During OCR, the recognized text and prepared prompt were also copied to the clipboard. I could therefore press Ctrl+V to send the question directly to the ChatGPT website. The website included web search and could automatically look for relevant information before answering. The downside was the extra time: a web search took about five seconds, while each trivia question allowed only 10. Including the screenshot, OCR, and paste operations left very little room.

For that reason, I called the faster ChatGPT 4o model without web access first and used the website only as a fallback.

That concludes my experience and the lessons I learned from the event. The prize was earned through a bit of opportunism, but I have fully open-sourced both my code and my approach. Anyone capable of using them is welcome to do so.

Project code:

github.com/DrMofu/MLab_wechat/tree/main/weChat194_robinhood


Afterword

I had stopped updating this public account for more than four years. During those four years, both the world and my own life changed considerably. When the account was first created, I was still inviting university friends to write articles with me; now everyone has been working for years. Four years ago, computer vision was considered the AI field with the greatest commercial potential, and SenseTime and Megvii were two of the best-known AI companies in China. Today, natural language processing and large language models have become the new battleground.

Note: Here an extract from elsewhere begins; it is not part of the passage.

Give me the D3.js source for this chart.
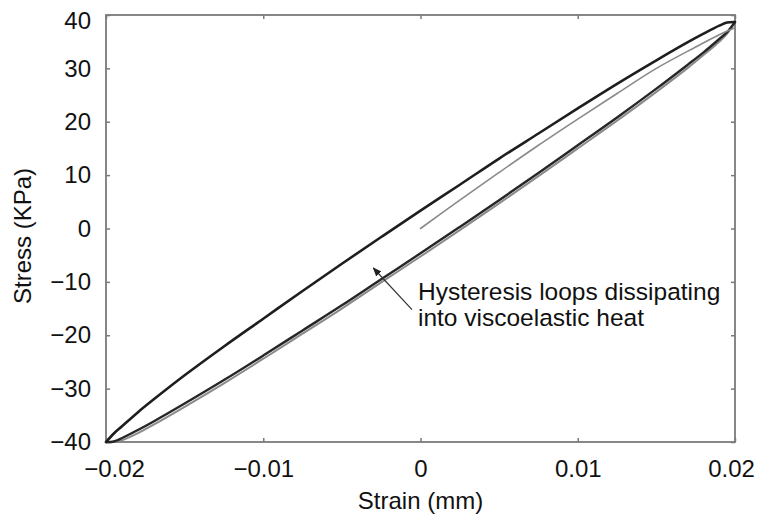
<!DOCTYPE html>
<html>
<head>
<meta charset="utf-8">
<script src="https://cdn.jsdelivr.net/npm/d3@7"></script>
<style>
  html, body { margin: 0; padding: 0; background: #fff; }
  svg { display: block; font-family: "Liberation Sans", Arial, Helvetica, sans-serif; }
</style>
</head>
<body>
<svg id="chart" width="757" height="525"></svg>
<script>
// Strain samples shared by the loop branches
const strainGrid = [-0.02, -0.0195, -0.019, -0.018, -0.017, -0.015, -0.0125, -0.01, -0.0075, -0.005, -0.0025,
                    0, 0.0025, 0.005, 0.0075, 0.01, 0.0125, 0.015, 0.017, 0.018, 0.019, 0.0195, 0.02];
// Unloading (upper) branch of the hysteresis loop, KPa
const upperStress = [-40, -38.4, -37.1, -34.5, -32.1, -27.5, -22.1, -16.9, -11.7, -6.6, -1.6,
                     3.35, 8.2, 13.1, 17.8, 22.5, 27.1, 31.5, 34.9, 36.5, 38.0, 38.6, 38.7];
// Loading (lower) branch, first cycle
const lowerStress = [-40, -39.9, -39.3, -37.8, -36.2, -32.8, -28.4, -23.8, -19.1, -14.4, -9.5,
                     -4.65, 0.3, 5.3, 10.4, 15.6, 20.8, 26.2, 30.7, 33.0, 35.5, 36.8, 38.7];
// Loading (lower) branch, later cycle
const lowerStress2 = [-40, -40.0, -39.7, -38.4, -36.8, -33.4, -29.0, -24.4, -19.7, -15.0, -10.1,
                      -5.25, -0.3, 4.7, 9.8, 15.0, 20.2, 25.6, 30.1, 32.5, 35.0, 36.5, 38.7];
// Initial loading curve from rest
const initStrain = [0, 0.0025, 0.005, 0.0075, 0.01, 0.0125, 0.015, 0.0175, 0.019, 0.02];
const initStress = [0, 5.3, 10.5, 15.6, 20.5, 25.3, 30.0, 34.0, 36.3, 37.6];

const xTicks = [-0.02, -0.01, 0, 0.01, 0.02];
const yTicks = [-40, -30, -20, -10, 0, 10, 20, 30, 40];

const annotationLines = ["Hysteresis loops dissipating", "into viscoelastic heat"];
const arrowFrom = [-0.00054, -15.2];
const arrowTo = [-0.0030, -7.4];
const labelAt = [-0.00016, -13.4];

const W = 757, H = 525;
const margin = { top: 15, right: 22, bottom: 83, left: 106 };
const iw = W - margin.left - margin.right;
const ih = H - margin.top - margin.bottom;

const svg = d3.select("#chart");
const g = svg.append("g").attr("transform", `translate(${margin.left},${margin.top})`);

const x = d3.scaleLinear().domain([-0.02, 0.02]).range([0, iw]);
const y = d3.scaleLinear().domain([-40, 40]).range([ih, 0]);

const fmtX = d => d === 0 ? "0" : d3.format(".2f")(d);
const fmtY = d3.format("d");

const frameColor = "#7a7a7a";
const tickLen = 4;

// Axes with inward ticks on all four sides
const axBottom = g.append("g").attr("transform", `translate(0,${ih})`)
  .call(d3.axisBottom(x).tickValues(xTicks).tickFormat(fmtX).tickSizeInner(-tickLen).tickSizeOuter(0).tickPadding(18));
const axLeft = g.append("g")
  .call(d3.axisLeft(y).tickValues(yTicks).tickFormat(fmtY).tickSizeInner(-tickLen).tickSizeOuter(0).tickPadding(15));
const axTop = g.append("g")
  .call(d3.axisTop(x).tickValues(xTicks).tickFormat("").tickSizeInner(-tickLen).tickSizeOuter(0));
const axRight = g.append("g").attr("transform", `translate(${iw},0)`)
  .call(d3.axisRight(y).tickValues(yTicks).tickFormat("").tickSizeInner(-tickLen).tickSizeOuter(0));

[axBottom, axLeft, axTop, axRight].forEach(a => {
  a.select(".domain").remove();
  a.selectAll(".tick line").attr("stroke", frameColor).attr("stroke-width", 1.5);
  a.selectAll(".tick text").attr("fill", "#111").attr("font-size", 24)
    .attr("font-family", "'Liberation Sans', Arial, sans-serif");
});

// Keep the outermost labels inside the canvas
axBottom.selectAll(".tick text").attr("dx", d => d === xTicks[0] ? 8 : d === xTicks[xTicks.length - 1] ? -4 : 0);
axLeft.selectAll(".tick text").attr("dy", d => d === yTicks[yTicks.length - 1] ? "0.55em" : "0.32em");

// Plot frame
g.append("rect").attr("x", 0).attr("y", 0).attr("width", iw).attr("height", ih)
  .attr("fill", "none").attr("stroke", frameColor).attr("stroke-width", 1.8);

// Curves
const line = d3.line().curve(d3.curveCatmullRom.alpha(0.5)).x(d => x(d[0])).y(d => y(d[1]));
const curves = g.append("g").attr("fill", "none").attr("stroke-linejoin", "round").attr("stroke-linecap", "round");

curves.append("path").datum(strainGrid.map((s, i) => [s, lowerStress2[i]]))
  .attr("d", line).attr("stroke", "#8a8a8a").attr("stroke-width", 2);
curves.append("path").datum(strainGrid.map((s, i) => [s, lowerStress[i]]))
  .attr("d", line).attr("stroke", "#262626").attr("stroke-width", 2.4);
curves.append("path").datum(initStrain.map((s, i) => [s, initStress[i]]))
  .attr("d", line).attr("stroke", "#8a8a8a").attr("stroke-width", 1.6);
curves.append("path").datum(strainGrid.map((s, i) => [s, upperStress[i]]))
  .attr("d", line).attr("stroke", "#1e1e1e").attr("stroke-width", 2.6);

// Annotation with arrow
svg.append("defs").append("marker")
  .attr("id", "arrowhead").attr("viewBox", "0 0 10 10").attr("refX", 9).attr("refY", 5)
  .attr("markerWidth", 9).attr("markerHeight", 9).attr("markerUnits", "userSpaceOnUse")
  .attr("orient", "auto")
  .append("path").attr("d", "M0,1 L10,5 L0,9 Z").attr("fill", "#222");

g.append("line")
  .attr("x1", x(arrowFrom[0])).attr("y1", y(arrowFrom[1]))
  .attr("x2", x(arrowTo[0])).attr("y2", y(arrowTo[1]))
  .attr("stroke", "#333").attr("stroke-width", 1.2).attr("marker-end", "url(#arrowhead)");

const note = g.append("text").attr("x", x(labelAt[0])).attr("y", y(labelAt[1]))
  .attr("font-size", 24.5).attr("fill", "#111");
annotationLines.forEach((t, i) => {
  note.append("tspan").attr("x", x(labelAt[0])).attr("dy", i === 0 ? 0 : "1.08em").text(t);
});

// Axis titles
svg.append("text").attr("x", margin.left + iw / 2).attr("y", 509)
  .attr("text-anchor", "middle").attr("font-size", 24).attr("fill", "#111").text("Strain (mm)");
svg.append("text").attr("transform", `translate(31,236) rotate(-90)`)
  .attr("text-anchor", "middle").attr("font-size", 24).attr("fill", "#111").text("Stress (KPa)");
</script>
</body>
</html>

I originally wrote a long section about my views on today’s AI industry and how programmers could prepare for the AI wave. But this article is already quite long, and I am only an ordinary programmer, so my comments would be those of an outsider. I will save that speculation for another article.

When I logged back into the public account, I was surprised to find more than 70 private messages. Unfortunately, all of them had expired and could no longer be opened. I apologize to anyone whose message went unanswered.